I would add to the existing answer that the composition $h = f \circ g$ is the identity, which you already pointed out. This means that $g$ is the right-inverse of $f$, and $f$ is the left-inverse of $g$. That makes each of $f$ and $g$ invertible on the given side. For the pairs you have given, I would expect $g \circ f$ to also be the identity in the naïve/straightforward case, and so the left/rightness is flipped, and you have full inversion. The domain matters, as usual.

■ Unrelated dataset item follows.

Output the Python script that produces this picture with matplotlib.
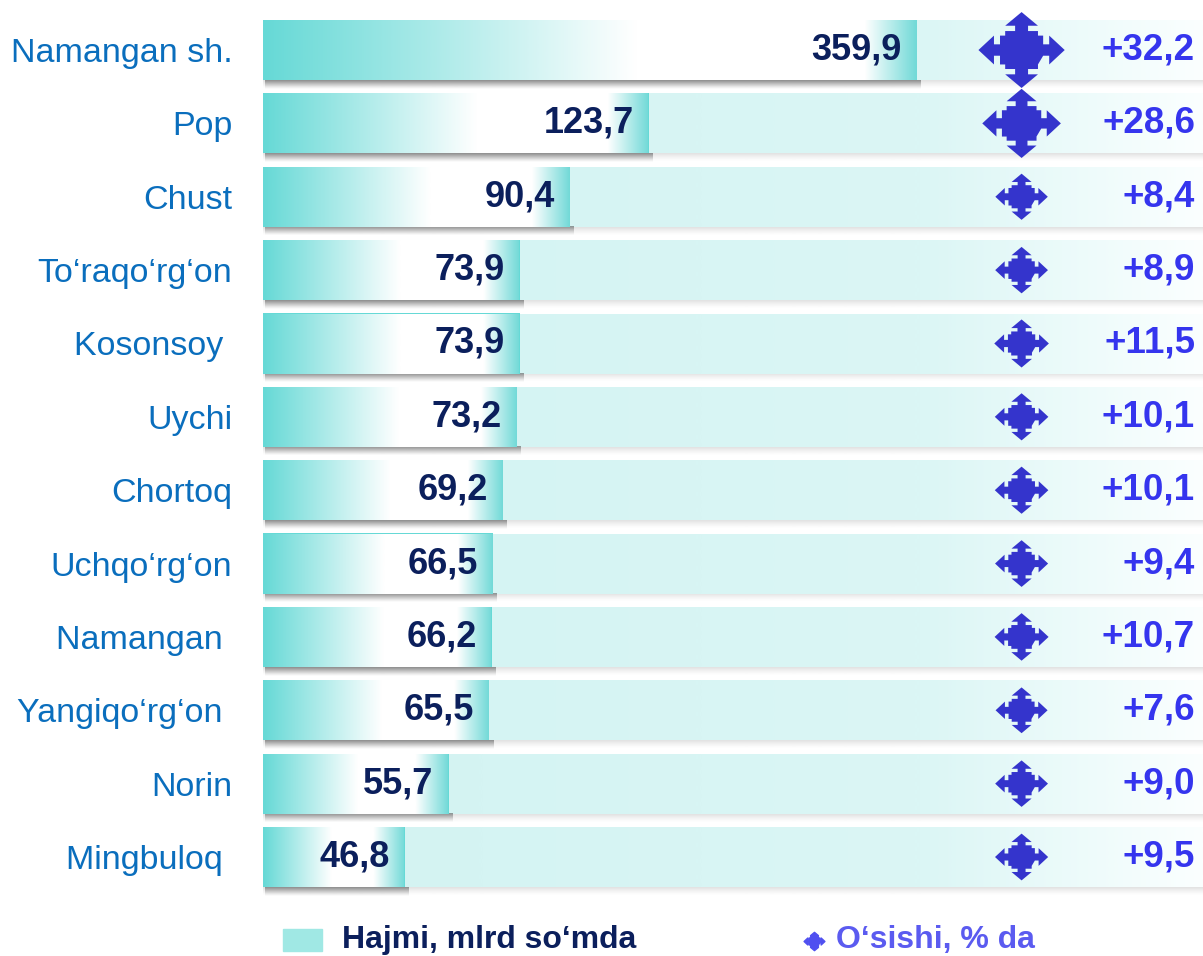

As pointed out in the comments, this is not necessarily the case for some kinds of the functions you give—re-encrypting after retrieving the original value $(g \circ f \circ g)(x)$ may not necessarily give the same encrypted code $g(x)$; but then, it’s not nearly useful to consider $g$ a function, for the normal rules don’t apply. Notice that we still take the value passed to $f$ (here, the decryptor) to be an encrypted value; we assume the domain of $f$ to be properly encrypted values. Mathematically we are unable to apply $f$ to anything else (though I could have used a name like $y = g(x)$). Programmatically, of course, the type system may permit values outside the domain to be given, and then we either get an error or garbage. Again, I consider those irrelevant and outside the domain here.

Versioned serialization actually doesn’t have this issue—a function that deserializes or serializes a different version than $f$ or $g$ is not $f$ or $g$, respectively, and therefore not relevant! The domain matters.

We also have $\forall x$ in the domain $h(x) = x$ by definition, and that means every $x$ is a fix-point of $h$ (this is trivially true for any identity).